Friday, April 19, 2013

What The Heck is Food Combining??

I decided today would be the day to talk a little bit about food combining. I had a visit with my chiropractor earlier in the week. I was filling her in about my blog because I hadn't seen her since starting it. I told her about my recent post about nuts and how you shouldn't eat them with animal protein or avocado. She then told me that the other day she had a salmon salad (sounds good so far, right?), with nuts (uh oh) and avocado (double uh oh) on it. She did not feel really great after eating that. As I stated in my last post, nuts should not be eaten with avocado or animal protein (or in this case, fish protein).

When I first picked up K.S.'s book "The Beauty Detox Solution", I was very interested in reading about food combining. When I finished reading about it, it made TOTAL sense. Since then, I have read a couple of other books that state the same food combining principles that I first learned about from K.S.

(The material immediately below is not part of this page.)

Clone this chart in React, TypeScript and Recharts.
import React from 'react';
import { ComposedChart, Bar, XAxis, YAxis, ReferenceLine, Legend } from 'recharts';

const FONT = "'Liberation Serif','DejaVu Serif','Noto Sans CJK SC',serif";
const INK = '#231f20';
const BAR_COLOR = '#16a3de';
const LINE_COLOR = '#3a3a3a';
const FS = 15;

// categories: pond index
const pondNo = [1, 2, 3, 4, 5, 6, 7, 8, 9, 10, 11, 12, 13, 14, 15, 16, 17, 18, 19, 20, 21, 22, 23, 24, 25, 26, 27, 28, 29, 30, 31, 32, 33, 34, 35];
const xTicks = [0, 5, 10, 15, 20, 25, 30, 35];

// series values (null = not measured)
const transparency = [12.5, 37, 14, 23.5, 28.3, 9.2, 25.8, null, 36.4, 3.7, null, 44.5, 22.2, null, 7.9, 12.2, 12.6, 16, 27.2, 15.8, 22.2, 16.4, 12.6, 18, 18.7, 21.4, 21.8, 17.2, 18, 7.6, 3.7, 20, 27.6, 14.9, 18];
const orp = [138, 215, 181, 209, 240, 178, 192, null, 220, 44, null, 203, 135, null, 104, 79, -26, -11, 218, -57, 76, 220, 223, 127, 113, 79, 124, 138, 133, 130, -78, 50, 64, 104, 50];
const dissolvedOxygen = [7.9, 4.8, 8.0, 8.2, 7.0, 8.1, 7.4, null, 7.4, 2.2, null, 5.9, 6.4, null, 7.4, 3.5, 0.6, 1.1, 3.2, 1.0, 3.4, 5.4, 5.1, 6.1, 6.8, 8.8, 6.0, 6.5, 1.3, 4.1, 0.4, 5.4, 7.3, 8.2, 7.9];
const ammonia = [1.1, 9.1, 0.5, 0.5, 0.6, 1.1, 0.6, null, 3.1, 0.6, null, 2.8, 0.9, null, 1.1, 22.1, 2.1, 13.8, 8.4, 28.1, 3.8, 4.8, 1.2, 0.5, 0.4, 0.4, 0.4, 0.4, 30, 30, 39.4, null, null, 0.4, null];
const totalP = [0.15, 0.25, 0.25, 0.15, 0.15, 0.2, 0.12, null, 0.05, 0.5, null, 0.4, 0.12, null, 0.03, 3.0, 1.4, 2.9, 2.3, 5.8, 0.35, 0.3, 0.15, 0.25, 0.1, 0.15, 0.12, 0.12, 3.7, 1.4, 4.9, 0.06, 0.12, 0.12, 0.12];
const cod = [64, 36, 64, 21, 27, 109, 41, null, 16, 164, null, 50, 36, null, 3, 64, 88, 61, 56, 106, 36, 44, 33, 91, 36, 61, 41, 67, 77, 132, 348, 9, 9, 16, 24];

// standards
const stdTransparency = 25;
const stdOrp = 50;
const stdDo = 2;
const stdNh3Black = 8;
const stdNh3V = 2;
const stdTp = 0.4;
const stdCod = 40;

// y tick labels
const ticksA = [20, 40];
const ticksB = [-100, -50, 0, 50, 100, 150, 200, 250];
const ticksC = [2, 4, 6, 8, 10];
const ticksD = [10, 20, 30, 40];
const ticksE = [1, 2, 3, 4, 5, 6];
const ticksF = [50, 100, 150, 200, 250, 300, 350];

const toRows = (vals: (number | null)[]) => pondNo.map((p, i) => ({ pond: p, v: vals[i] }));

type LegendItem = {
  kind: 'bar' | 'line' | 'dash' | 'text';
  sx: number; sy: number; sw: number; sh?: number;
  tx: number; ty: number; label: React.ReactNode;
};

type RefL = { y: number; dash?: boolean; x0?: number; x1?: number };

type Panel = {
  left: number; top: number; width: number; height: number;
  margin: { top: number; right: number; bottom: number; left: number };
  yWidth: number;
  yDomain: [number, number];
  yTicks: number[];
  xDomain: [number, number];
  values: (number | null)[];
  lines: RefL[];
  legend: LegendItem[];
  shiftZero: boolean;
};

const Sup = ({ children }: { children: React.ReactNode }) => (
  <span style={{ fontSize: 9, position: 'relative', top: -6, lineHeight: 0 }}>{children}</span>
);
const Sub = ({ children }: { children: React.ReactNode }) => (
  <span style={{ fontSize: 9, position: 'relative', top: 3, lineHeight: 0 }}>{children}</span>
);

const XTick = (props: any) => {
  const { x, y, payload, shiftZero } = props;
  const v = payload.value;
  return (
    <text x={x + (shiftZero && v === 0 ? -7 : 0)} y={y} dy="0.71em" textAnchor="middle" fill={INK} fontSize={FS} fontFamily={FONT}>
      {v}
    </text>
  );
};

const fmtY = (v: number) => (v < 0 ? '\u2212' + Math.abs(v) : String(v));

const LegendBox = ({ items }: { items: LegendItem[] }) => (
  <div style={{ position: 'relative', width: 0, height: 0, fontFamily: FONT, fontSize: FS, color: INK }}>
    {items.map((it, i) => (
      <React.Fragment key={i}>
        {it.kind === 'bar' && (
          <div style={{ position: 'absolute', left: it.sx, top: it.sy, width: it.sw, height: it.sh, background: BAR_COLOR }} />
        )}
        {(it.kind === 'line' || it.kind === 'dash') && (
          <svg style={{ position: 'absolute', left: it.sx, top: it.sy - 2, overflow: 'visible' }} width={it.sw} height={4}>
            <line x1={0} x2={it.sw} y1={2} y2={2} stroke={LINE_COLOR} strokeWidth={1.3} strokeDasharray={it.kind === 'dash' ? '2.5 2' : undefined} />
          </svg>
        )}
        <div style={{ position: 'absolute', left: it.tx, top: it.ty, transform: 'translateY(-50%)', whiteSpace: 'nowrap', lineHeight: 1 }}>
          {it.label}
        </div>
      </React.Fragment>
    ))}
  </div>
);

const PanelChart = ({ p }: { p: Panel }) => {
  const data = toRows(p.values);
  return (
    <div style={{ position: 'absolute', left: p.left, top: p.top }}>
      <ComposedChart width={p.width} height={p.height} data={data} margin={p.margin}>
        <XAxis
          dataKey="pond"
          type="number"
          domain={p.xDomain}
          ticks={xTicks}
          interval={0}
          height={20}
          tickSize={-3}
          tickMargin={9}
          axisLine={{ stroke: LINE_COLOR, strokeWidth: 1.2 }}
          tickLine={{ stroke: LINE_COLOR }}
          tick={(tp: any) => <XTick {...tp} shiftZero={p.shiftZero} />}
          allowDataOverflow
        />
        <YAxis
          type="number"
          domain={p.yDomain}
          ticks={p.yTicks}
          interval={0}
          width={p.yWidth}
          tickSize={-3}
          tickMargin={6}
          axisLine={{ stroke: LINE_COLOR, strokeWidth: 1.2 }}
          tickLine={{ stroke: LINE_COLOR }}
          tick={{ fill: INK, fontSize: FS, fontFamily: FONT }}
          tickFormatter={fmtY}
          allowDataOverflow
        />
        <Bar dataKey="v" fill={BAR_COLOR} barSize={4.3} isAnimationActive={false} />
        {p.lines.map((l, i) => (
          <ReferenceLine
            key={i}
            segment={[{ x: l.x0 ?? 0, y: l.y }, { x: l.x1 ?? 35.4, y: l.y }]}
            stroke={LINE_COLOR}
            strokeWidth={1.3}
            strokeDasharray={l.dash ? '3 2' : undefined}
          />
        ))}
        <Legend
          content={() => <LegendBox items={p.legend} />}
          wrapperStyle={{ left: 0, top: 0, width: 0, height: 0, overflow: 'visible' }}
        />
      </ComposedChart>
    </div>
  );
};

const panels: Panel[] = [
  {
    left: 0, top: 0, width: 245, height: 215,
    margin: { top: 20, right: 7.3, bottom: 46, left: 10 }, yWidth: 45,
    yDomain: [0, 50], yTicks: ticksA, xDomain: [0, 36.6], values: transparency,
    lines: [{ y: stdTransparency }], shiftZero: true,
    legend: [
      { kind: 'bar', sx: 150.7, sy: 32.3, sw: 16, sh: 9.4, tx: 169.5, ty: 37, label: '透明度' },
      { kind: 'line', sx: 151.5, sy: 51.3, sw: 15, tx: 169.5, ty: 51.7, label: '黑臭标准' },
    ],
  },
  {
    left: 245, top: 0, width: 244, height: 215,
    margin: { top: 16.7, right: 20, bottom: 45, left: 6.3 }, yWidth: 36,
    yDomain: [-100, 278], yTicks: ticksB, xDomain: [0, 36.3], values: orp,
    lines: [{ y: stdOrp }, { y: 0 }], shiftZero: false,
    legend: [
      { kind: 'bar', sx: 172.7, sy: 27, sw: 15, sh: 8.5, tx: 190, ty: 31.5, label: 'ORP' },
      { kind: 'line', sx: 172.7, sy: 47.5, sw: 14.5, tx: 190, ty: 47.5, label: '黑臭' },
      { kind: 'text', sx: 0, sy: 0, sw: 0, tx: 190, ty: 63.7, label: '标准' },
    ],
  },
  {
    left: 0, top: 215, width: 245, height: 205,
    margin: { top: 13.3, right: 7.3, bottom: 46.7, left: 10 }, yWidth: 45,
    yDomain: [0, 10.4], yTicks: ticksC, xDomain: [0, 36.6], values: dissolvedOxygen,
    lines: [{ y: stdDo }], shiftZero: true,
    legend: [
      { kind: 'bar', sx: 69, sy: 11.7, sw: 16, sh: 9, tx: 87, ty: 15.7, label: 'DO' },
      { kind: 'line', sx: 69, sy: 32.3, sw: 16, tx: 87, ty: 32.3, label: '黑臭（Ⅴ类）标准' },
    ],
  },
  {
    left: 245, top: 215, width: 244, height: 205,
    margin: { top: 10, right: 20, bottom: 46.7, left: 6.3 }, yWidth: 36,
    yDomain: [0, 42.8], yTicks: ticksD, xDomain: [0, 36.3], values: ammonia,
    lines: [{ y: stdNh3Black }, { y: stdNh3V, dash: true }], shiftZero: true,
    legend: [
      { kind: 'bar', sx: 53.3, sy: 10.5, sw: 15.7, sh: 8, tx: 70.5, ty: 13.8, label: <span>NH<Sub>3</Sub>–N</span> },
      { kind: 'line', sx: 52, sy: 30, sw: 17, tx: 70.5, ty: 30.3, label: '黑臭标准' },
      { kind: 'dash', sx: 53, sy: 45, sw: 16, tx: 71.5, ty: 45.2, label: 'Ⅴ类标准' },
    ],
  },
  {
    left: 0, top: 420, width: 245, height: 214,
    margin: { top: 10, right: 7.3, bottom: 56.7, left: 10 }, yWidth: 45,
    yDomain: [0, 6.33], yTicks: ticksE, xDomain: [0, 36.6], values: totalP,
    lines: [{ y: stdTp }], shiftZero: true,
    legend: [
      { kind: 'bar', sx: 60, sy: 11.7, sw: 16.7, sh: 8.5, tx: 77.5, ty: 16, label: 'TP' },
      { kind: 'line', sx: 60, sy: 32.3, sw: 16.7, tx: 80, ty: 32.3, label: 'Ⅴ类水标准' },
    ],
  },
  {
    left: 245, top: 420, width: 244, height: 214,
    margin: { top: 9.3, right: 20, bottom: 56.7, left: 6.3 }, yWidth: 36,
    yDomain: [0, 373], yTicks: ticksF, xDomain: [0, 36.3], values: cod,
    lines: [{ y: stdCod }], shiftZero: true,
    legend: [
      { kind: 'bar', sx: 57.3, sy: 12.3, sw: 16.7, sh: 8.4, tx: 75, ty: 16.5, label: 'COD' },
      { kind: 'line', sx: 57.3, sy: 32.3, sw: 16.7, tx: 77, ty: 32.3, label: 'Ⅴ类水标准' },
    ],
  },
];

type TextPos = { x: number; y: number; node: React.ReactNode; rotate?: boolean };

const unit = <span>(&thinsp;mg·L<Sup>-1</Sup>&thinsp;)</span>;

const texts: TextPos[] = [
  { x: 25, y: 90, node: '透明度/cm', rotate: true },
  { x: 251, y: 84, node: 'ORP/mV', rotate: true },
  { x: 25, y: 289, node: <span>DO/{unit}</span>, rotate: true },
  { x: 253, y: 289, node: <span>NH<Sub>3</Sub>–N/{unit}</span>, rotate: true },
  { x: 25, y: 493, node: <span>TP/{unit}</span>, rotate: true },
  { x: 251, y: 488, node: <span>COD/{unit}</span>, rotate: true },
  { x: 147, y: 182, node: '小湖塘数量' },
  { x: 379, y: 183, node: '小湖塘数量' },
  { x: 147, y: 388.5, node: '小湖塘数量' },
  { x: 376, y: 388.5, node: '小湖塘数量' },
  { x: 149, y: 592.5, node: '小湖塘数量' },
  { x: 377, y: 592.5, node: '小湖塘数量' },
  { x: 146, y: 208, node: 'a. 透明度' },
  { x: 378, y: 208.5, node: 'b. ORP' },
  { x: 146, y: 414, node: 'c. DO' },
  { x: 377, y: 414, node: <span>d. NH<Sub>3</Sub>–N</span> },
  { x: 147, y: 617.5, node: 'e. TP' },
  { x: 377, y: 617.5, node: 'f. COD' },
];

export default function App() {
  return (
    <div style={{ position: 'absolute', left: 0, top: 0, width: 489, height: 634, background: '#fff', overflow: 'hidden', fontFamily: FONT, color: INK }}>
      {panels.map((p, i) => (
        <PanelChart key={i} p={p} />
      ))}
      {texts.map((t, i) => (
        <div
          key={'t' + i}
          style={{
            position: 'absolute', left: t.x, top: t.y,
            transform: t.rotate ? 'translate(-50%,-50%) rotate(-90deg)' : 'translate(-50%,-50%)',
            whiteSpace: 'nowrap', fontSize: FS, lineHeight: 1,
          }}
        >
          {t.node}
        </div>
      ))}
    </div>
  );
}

Here is why food combining is important:
In order to have the best digestion possible, your meals should move through your digestive track AS QUICKLY AS POSSIBLE. You do not want your food to sit in your gut for many hours or days. The longer it sits in your body (at 98.6 degrees), the slower it will move through your digestive track and the more it putrifies (gross, right??!!). Different types of foods take different digestive enzymes to break them down. When you start consuming all different types of foods, your digestive system asks you, "What the @*!% are you doing to me??!!"

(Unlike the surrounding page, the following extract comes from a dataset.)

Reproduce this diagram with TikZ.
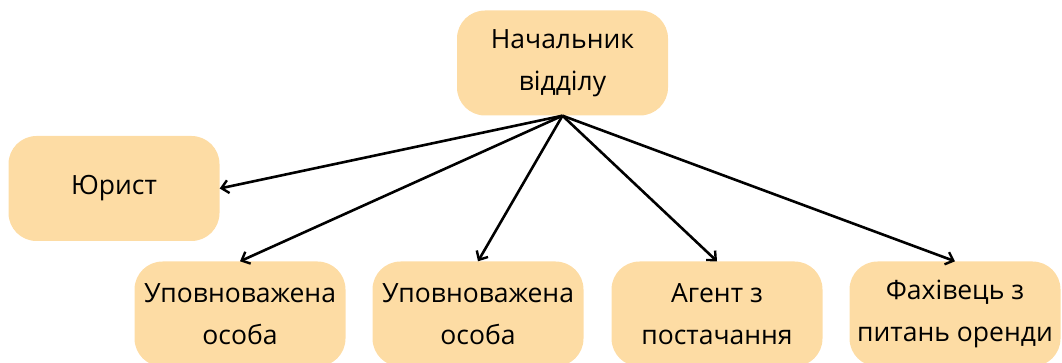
\documentclass[tikz,border=0pt]{standalone}
\usepackage{fontspec}
\setmainfont{Open Sans}
\usetikzlibrary{arrows.meta}
\definecolor{boxfill}{HTML}{FDDCA4}
\tikzset{
  box/.style={draw=none, fill=boxfill, rounded corners=28pt, minimum width=211pt, minimum height=105pt,
    inner sep=0pt, align=center, font=\fontsize{26.5}{42}\selectfont},
  link/.style={-{Straight Barb[length=7pt,width=13pt,line width=2.4pt]}, line width=2.6pt, black}
}
\begin{document}
\begin{tikzpicture}[x=1pt,y=-1pt]
\useasboundingbox (0,0) rectangle (1062,363);
\clip (0,0) rectangle (1062,363);
\node[box] (head) at (562.5,63) {Начальник\\відділу};
\node[box] (lawyer) at (114,188.5) {Юрист};
\node[box] (auth1) at (240,314) {Уповноважена\\особа};
\node[box] (auth2) at (478,314) {Уповноважена\\особа};
\node[box] (agent) at (717,314) {Агент з\\постачання};
\node[box] (rent) at (955,314) {Фахівець з\\питань оренди};
\coordinate (o) at (head.south);
\draw[link] (o) -- (lawyer.east);
\draw[link] (o) -- (auth1.north);
\draw[link] (o) -- (auth2.north);
\draw[link] (o) -- (agent.north);
\draw[link] (o) -- (rent.north);
\end{tikzpicture}
\end{document}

For example, animal proteins require an acidic environment in order to digest efficienly. Starches require an alkaline environment in order to digest efficiently. So, when you put together an alkaline and acid, they neutralize each other. This causes your body to secrete more digestive enzymes which in turn continue to neutralize each other trying to digest your improperly combined meal.  Does that make sense? So, what should only take a couple of hours is taking even longer which means that all our energy is going towards digesting "miscombined" meals. Ever feel tired after these meals? Gassy, bloated, or have heartburn? Well, now you know why.